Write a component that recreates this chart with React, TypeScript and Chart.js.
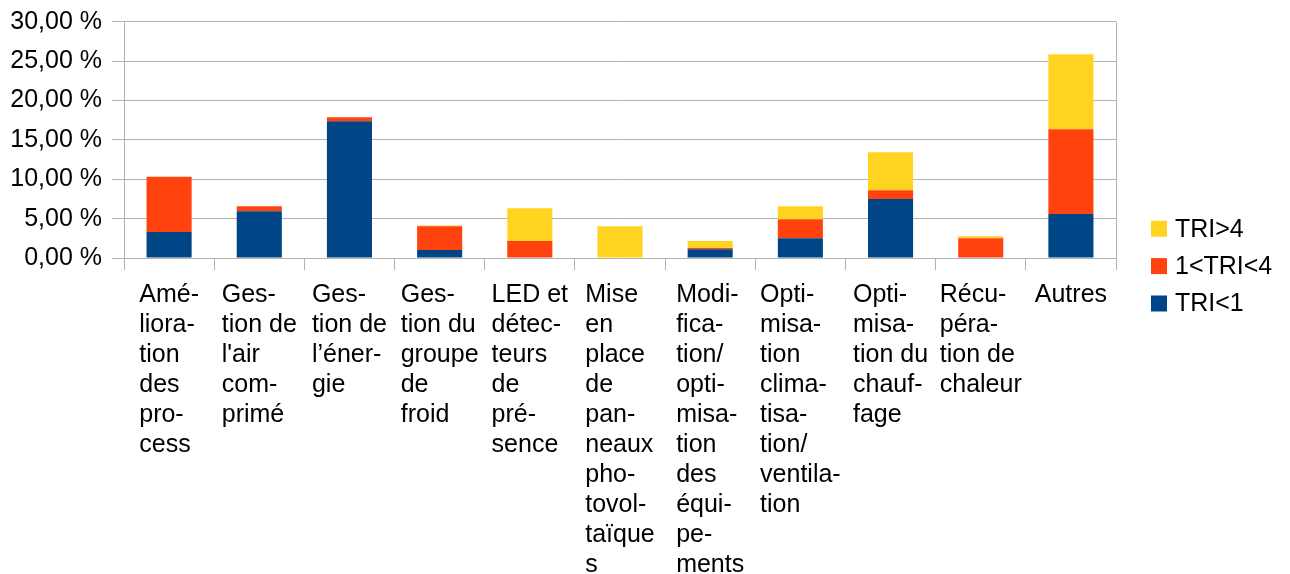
import React, { useEffect, useRef } from "react";
import { Chart, registerables } from "chart.js";

Chart.register(...registerables);

const categories: string[][] = [
  ["Amé-", "liora-", "tion", "des", "pro-", "cess"],
  ["Ges-", "tion de", "l'air", "com-", "primé"],
  ["Ges-", "tion de", "l’éner-", "gie"],
  ["Ges-", "tion du", "groupe", "de", "froid"],
  ["LED et", "détec-", "teurs", "de", "pré-", "sence"],
  ["Mise", "en", "place", "de", "pan-", "neaux", "pho-", "tovol-", "taïque", "s"],
  ["Modi-", "fica-", "tion/", "opti-", "misa-", "tion", "des", "équi-", "pe-", "ments"],
  ["Opti-", "misa-", "tion", "clima-", "tisa-", "tion/", "ventila-", "tion"],
  ["Opti-", "misa-", "tion du", "chauf-", "fage"],
  ["Récu-", "péra-", "tion de", "chaleur"],
  ["Autres"],
];

const triBelow1: number[] = [3.3, 5.93, 17.37, 1.02, 0, 0, 1.1, 2.5, 7.5, 0, 5.59];
const tri1to4: number[] = [7.0, 0.64, 0.5, 3.0, 2.16, 0, 0.17, 2.42, 1.1, 2.5, 10.76];
const triAbove4: number[] = [0, 0, 0, 0.12, 4.15, 4.03, 0.89, 1.65, 4.83, 0.26, 9.53];

const seriesNames = ["TRI<1", "1<TRI<4", "TRI>4"];
const seriesColors = ["#004586", "#ff420e", "#ffd320"];

const FONT = '"Liberation Sans", Arial, sans-serif';
const GRID = "#b3b3b3";

const customDraw = {
  id: "customDraw",
  afterDraw(chart: any) {
    const { ctx, chartArea, scales } = chart;
    const x = scales.x;
    ctx.save();
    // right border of plot area
    ctx.strokeStyle = GRID;
    ctx.lineWidth = 1;
    ctx.beginPath();
    ctx.moveTo(Math.round(chartArea.right) + 0.5, chartArea.top);
    ctx.lineTo(Math.round(chartArea.right) + 0.5, chartArea.bottom);
    ctx.stroke();

    // category labels: block centered, lines left-aligned
    ctx.font = "25px " + FONT;
    ctx.fillStyle = "#000";
    ctx.textBaseline = "alphabetic";
    ctx.textAlign = "left";
    categories.forEach((lines, i) => {
      const cx = x.getPixelForValue(i);
      let maxW = 0;
      lines.forEach((l) => {
        maxW = Math.max(maxW, ctx.measureText(l).width);
      });
      const left = cx - maxW / 2;
      lines.forEach((l, j) => {
        ctx.fillText(l, left, chartArea.bottom + 44 + j * 30);
      });
    });

    // legend (reverse order)
    const lx = chartArea.right + 35;
    const y0 = chartArea.bottom - 29.3;
    for (let k = 0; k < 3; k++) {
      const idx = 2 - k;
      const cy = y0 + k * 37.4;
      ctx.fillStyle = seriesColors[idx];
      ctx.fillRect(lx, cy - 8, 16, 16);
      ctx.fillStyle = "#000";
      ctx.textBaseline = "middle";
      ctx.fillText(seriesNames[idx], lx + 24, cy + 1);
    }
    ctx.restore();
  },
};

export default function App() {
  const ref = useRef<HTMLCanvasElement | null>(null);
  useEffect(() => {
    if (!ref.current) return;
    const chart = new Chart(ref.current, {
      type: "bar",
      data: {
        labels: categories.map((c) => c.join(" ")),
        datasets: [
          { label: seriesNames[0], data: triBelow1, backgroundColor: seriesColors[0] },
          { label: seriesNames[1], data: tri1to4, backgroundColor: seriesColors[1] },
          { label: seriesNames[2], data: triAbove4, backgroundColor: seriesColors[2] },
        ],
      },
      options: {
        animation: false,
        responsive: true,
        maintainAspectRatio: false,
        layout: { padding: { left: 0, right: 166, bottom: 304, top: 0 } },
        datasets: { bar: { barPercentage: 0.5, categoryPercentage: 1.0, borderWidth: 0 } },
        plugins: { legend: { display: false }, tooltip: { enabled: false } },
        scales: {
          x: {
            stacked: true,
            offset: true,
            ticks: { display: false },
            grid: {
              display: true,
              offset: true,
              drawOnChartArea: false,
              drawTicks: true,
              tickLength: 12,
              color: GRID,
            },
            border: { display: true, color: GRID },
          },
          y: {
            stacked: true,
            min: 0,
            max: 30,
            afterFit: (scale: any) => {
              scale.width = 116;
              scale.paddingTop = 13.7;
              scale.paddingBottom = 0;
            },
            ticks: {
              stepSize: 5,
              padding: 10,
              color: "#000",
              font: { family: FONT, size: 25, lineHeight: 1.1 },
              callback: (v: any) => Number(v).toFixed(2).replace(".", ",") + " %",
            },
            grid: { color: GRID, drawTicks: true, tickLength: 12 },
            border: { display: true, color: GRID },
          },
        },
      },
      plugins: [customDraw],
    });
    return () => chart.destroy();
  }, []);
  return (
    <div style={{ position: "relative", width: "1274px", height: "566px" }}>
      <canvas ref={ref} />
    </div>
  );
}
===============
Repeat the lines of the listing above verbatim, beginning at its first line and ending at the line containing "Chart.register(...registerables);", which is included. Omit pictures.

Write a component that recreates this chart with React, TypeScript and Chart.js.
import React, { useEffect, useRef } from "react";
import { Chart, registerables } from "chart.js";

Chart.register(...registerables);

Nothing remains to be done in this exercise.